** begin **

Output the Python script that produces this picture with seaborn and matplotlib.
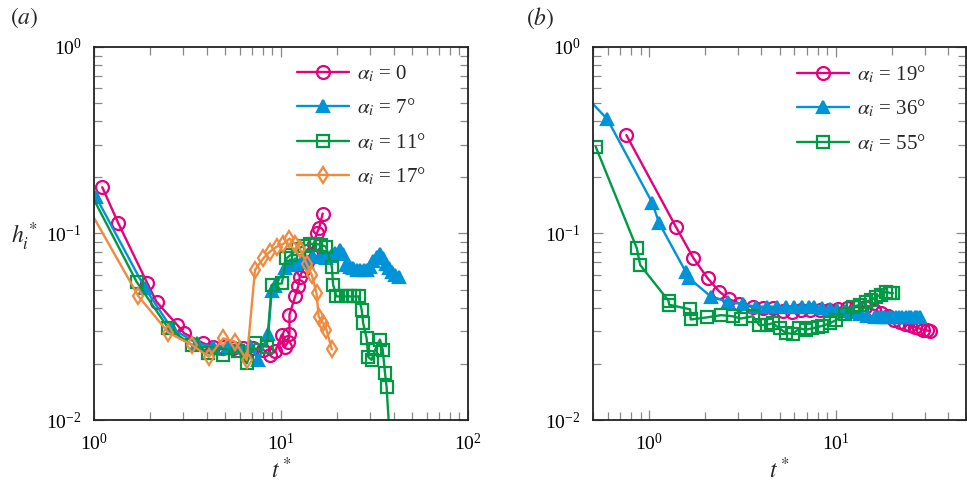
import matplotlib
matplotlib.use("Agg")
import matplotlib.pyplot as plt
import seaborn as sns
import numpy as np

# ---------------- data: panel (a) ----------------
t_a0 = [1.107, 1.349, 1.93, 2.16, 2.79, 3.03, 3.84, 4.35, 4.91, 5.56, 6.29, 7.12, 8.04, 8.73,
        9.3, 10.1, 10.5, 10.9, 11.1, 11.1, 11.9, 12.35, 12.6, 13.1, 13.7, 14.4, 15.0, 15.5, 16.0, 16.7]
h_a0 = [0.177, 0.1135, 0.054, 0.043, 0.0323, 0.0292, 0.0258, 0.0247, 0.0245, 0.0243, 0.0243, 0.0242,
        0.0238, 0.0223, 0.0233, 0.0287, 0.0247, 0.0262, 0.029, 0.0367, 0.046, 0.052, 0.0587, 0.0637,
        0.0706, 0.078, 0.088, 0.100, 0.107, 0.128]

t_a7 = [1.025, 1.875, 2.6, 3.54, 4.35, 5.2, 6.0, 6.8, 7.57, 8.55, 8.92, 9.3, 10.5, 11.2, 11.9, 12.8,
        13.7, 14.9, 16.5, 17.5, 18.5, 19.5, 20.6, 21.5, 22.4, 23.4, 24.4, 25.5, 26.6, 27.7, 28.7,
        30.0, 31.2, 32.5, 33.8, 35.0, 36.3, 37.7, 39.2, 40.8, 42.5]
h_a7 = [0.157, 0.0508, 0.031, 0.0258, 0.0247, 0.025, 0.0245, 0.025, 0.021, 0.029, 0.049, 0.052,
        0.065, 0.068, 0.069, 0.070, 0.0706, 0.075, 0.077, 0.0736, 0.076, 0.079, 0.0816, 0.078, 0.068,
        0.066, 0.065, 0.064, 0.064, 0.064, 0.064, 0.066, 0.071, 0.075, 0.078, 0.074, 0.069, 0.065,
        0.062, 0.060, 0.0587]

t_a11 = [0.9, 1.69, 2.5, 3.33, 4.09, 4.91, 5.9, 6.56, 7.26, 8.4, 8.92, 10.1, 10.7, 11.3, 12.4, 13.3,
         14.3, 15.3, 16.3, 17.4, 18.7, 19.0, 19.8, 21.0, 22.2, 23.4, 24.7, 26.0, 27.0, 27.5, 28.7,
         29.3, 30.5, 32.0, 33.8, 35.0, 36.0, 36.7, 38.0]
h_a11 = [0.186, 0.0551, 0.031, 0.0253, 0.0228, 0.0223, 0.0233, 0.0201, 0.0258, 0.0247, 0.053, 0.054,
         0.0736, 0.077, 0.083, 0.086, 0.088, 0.088, 0.087, 0.085, 0.0664, 0.053, 0.046, 0.046, 0.046,
         0.046, 0.046, 0.046, 0.039, 0.0331, 0.0274, 0.0218, 0.021, 0.024, 0.027, 0.0238, 0.0178,
         0.015, 0.0085]

t_a17 = [0.9, 1.726, 2.5, 3.33, 4.12, 4.91, 5.68, 6.56, 7.26, 8.04, 8.73, 9.5, 10.3, 11.1, 11.9,
         12.6, 13.7, 14.6, 15.5, 15.9, 16.8, 17.5, 18.7]
h_a17 = [0.146, 0.0462, 0.0294, 0.0253, 0.0218, 0.0274, 0.0263, 0.021, 0.0637, 0.0736, 0.080, 0.085,
         0.088, 0.094, 0.088, 0.083, 0.069, 0.060, 0.0477, 0.0358, 0.0331, 0.0305, 0.0239]

# ---------------- data: panel (b) ----------------
t_b19 = [0.755, 1.39, 1.725, 2.06, 2.38, 2.69, 3.05, 3.59, 4.1, 4.6, 5.2, 5.8, 6.5, 7.3, 8.2, 9.2,
         10.3, 11.5, 12.9, 14.4, 16.0, 17.5, 19.0, 20.5, 22.0, 23.5, 25.0, 26.5, 28.0, 29.5, 31.0, 32.0]
h_b19 = [0.337, 0.1088, 0.074, 0.0575, 0.0488, 0.0444, 0.0421, 0.0403, 0.040, 0.0398, 0.0385, 0.038,
         0.039, 0.0388, 0.0388, 0.0388, 0.0395, 0.040, 0.0403, 0.0403, 0.039, 0.0375, 0.036, 0.0345,
         0.0335, 0.0328, 0.0322, 0.0316, 0.031, 0.0305, 0.0302, 0.030]

t_b36 = [0.45, 0.597, 1.04, 1.13, 1.57, 1.64, 2.15, 2.64, 3.17, 3.76, 4.31, 4.87, 5.45, 6.0, 6.6,
         7.2, 7.67, 8.5, 9.3, 10.2, 11.2, 12.3, 13.5, 14.8, 16.2, 17.0, 17.7, 18.5, 19.3, 20.1, 21.0,
         21.9, 22.8, 23.7, 24.6, 25.5, 26.5, 27.4, 28.3]
h_b36 = [0.553, 0.41, 0.146, 0.114, 0.0624, 0.0575, 0.0458, 0.043, 0.0418, 0.0405, 0.0405, 0.0405,
         0.0405, 0.0405, 0.0405, 0.0405, 0.0405, 0.040, 0.0395, 0.039, 0.0385, 0.038, 0.0372, 0.0362,
         0.0355, 0.0355, 0.0355, 0.0355, 0.0355, 0.0355, 0.0355, 0.0355, 0.0355, 0.0355, 0.0355,
         0.0355, 0.0355, 0.0355, 0.0355]

t_b55 = [0.517, 0.859, 0.895, 1.27, 1.28, 1.66, 1.67, 2.04, 2.43, 2.8, 3.11, 3.6, 3.9, 4.3, 4.6, 5.0,
         5.44, 5.9, 6.4, 6.9, 7.5, 8.0, 8.5, 9.3, 10.1, 11.2, 12.4, 13.5, 14.6, 15.5, 16.5, 17.6,
         18.7, 19.5, 20.3]
h_b55 = [0.292, 0.0833, 0.0678, 0.0436, 0.0415, 0.0392, 0.0346, 0.0355, 0.0365, 0.036, 0.035, 0.036,
         0.0322, 0.0325, 0.033, 0.031, 0.0292, 0.029, 0.031, 0.0305, 0.031, 0.0315, 0.032, 0.033,
         0.0344, 0.037, 0.0405, 0.0415, 0.043, 0.044, 0.0458, 0.047, 0.0488, 0.048, 0.0478]

labels_a = [r'$\alpha_i$ = 0', r'$\alpha_i$ = 7°', r'$\alpha_i$ = 11°', r'$\alpha_i$ = 17°']
labels_b = [r'$\alpha_i$ = 19°', r'$\alpha_i$ = 36°', r'$\alpha_i$ = 55°']

PINK = '#E5007E'
BLUE = '#0093D8'
GREEN = '#009A44'
ORANGE = '#F08A3E'

sns.set_theme(style='ticks')
plt.rcParams['font.family'] = ['Liberation Serif', 'DejaVu Serif']
plt.rcParams['mathtext.fontset'] = 'stix'

fig = plt.figure(figsize=(9.67, 4.92), dpi=100)
axA = fig.add_axes([94/967, 1-420/492, 374/967, 373/492])
axB = fig.add_axes([593/967, 1-420/492, 373/967, 373/492])

def draw(ax, t, h, color, marker, label, ms, filled=False):
    sns.lineplot(x=t, y=h, ax=ax, sort=False, estimator=None, color=color, lw=1.7,
                 marker=marker, markersize=ms, markeredgecolor=color,
                 markerfacecolor=(color if filled else 'none'), markeredgewidth=1.6,
                 label=label, clip_on=True)

draw(axA, t_a0, h_a0, PINK, 'o', labels_a[0], 9.3)
draw(axA, t_a7, h_a7, BLUE, '^', labels_a[1], 8.5, filled=True)
draw(axA, t_a11, h_a11, GREEN, 's', labels_a[2], 8.8)
draw(axA, t_a17, h_a17, ORANGE, 'd', labels_a[3], 8.5)

draw(axB, t_b19, h_b19, PINK, 'o', labels_b[0], 9.3)
draw(axB, t_b36, h_b36, BLUE, '^', labels_b[1], 8.5, filled=True)
draw(axB, t_b55, h_b55, GREEN, 's', labels_b[2], 8.8)

for ax, xl in ((axA, (1, 100)), (axB, (0.5, 50))):
    ax.set_xscale('log')
    ax.set_yscale('log')
    ax.set_xlim(*xl)
    ax.set_ylim(0.01, 1)
    ax.set_xlabel('')
    ax.set_ylabel('')
    ax.tick_params(which='both', direction='in', top=True, right=True, color='#888888',
                   labelsize=14, labelcolor='black')
    ax.tick_params(which='major', length=7, width=0.9, pad=9)
    ax.tick_params(which='minor', length=6, width=0.9)
    for s in ax.spines.values():
        s.set_linewidth(1.3)
        s.set_color('#222222')
    ax.grid(False)

legkw = dict(loc='upper left', frameon=False, fontsize=15, handlelength=2.5, handletextpad=0.4,
             labelspacing=0.6, borderaxespad=0, borderpad=0)
axA.legend(bbox_to_anchor=(0.543, 0.955), **legkw)
axB.legend(bbox_to_anchor=(0.547, 0.955), **legkw)

fig.text(281/967, 1-470/492, r'$t^*$', ha='center', va='center', fontsize=17)
fig.text(779/967, 1-470/492, r'$t^*$', ha='center', va='center', fontsize=17)
fig.text(24/967, 1-237/492, r'$h_i^*$', ha='center', va='center', fontsize=17)
fig.text(24/967, 1-18/492, r'$(a)$', ha='center', va='center', fontsize=17)
fig.text(540/967, 1-18/492, r'$(b)$', ha='center', va='center', fontsize=17)

fig.savefig('out.png', dpi=100)
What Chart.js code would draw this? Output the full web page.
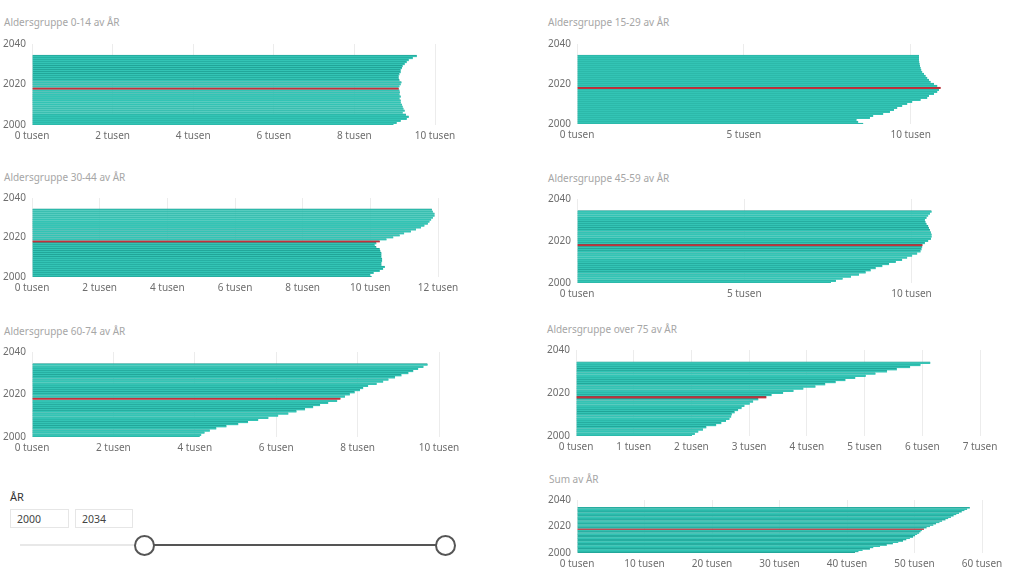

** end **

YOUR GOAL: Reproduce the data above word for word from its first line through the line that holds "0.0706, 0.078, 0.088, 0.100, 0.107, 0.128]", both ends included; skip pictures.

WRITTEN REPLY:
Output the Python script that produces this picture with seaborn and matplotlib.
import matplotlib
matplotlib.use("Agg")
import matplotlib.pyplot as plt
import seaborn as sns
import numpy as np

# ---------------- data: panel (a) ----------------
t_a0 = [1.107, 1.349, 1.93, 2.16, 2.79, 3.03, 3.84, 4.35, 4.91, 5.56, 6.29, 7.12, 8.04, 8.73,
        9.3, 10.1, 10.5, 10.9, 11.1, 11.1, 11.9, 12.35, 12.6, 13.1, 13.7, 14.4, 15.0, 15.5, 16.0, 16.7]
h_a0 = [0.177, 0.1135, 0.054, 0.043, 0.0323, 0.0292, 0.0258, 0.0247, 0.0245, 0.0243, 0.0243, 0.0242,
        0.0238, 0.0223, 0.0233, 0.0287, 0.0247, 0.0262, 0.029, 0.0367, 0.046, 0.052, 0.0587, 0.0637,
        0.0706, 0.078, 0.088, 0.100, 0.107, 0.128]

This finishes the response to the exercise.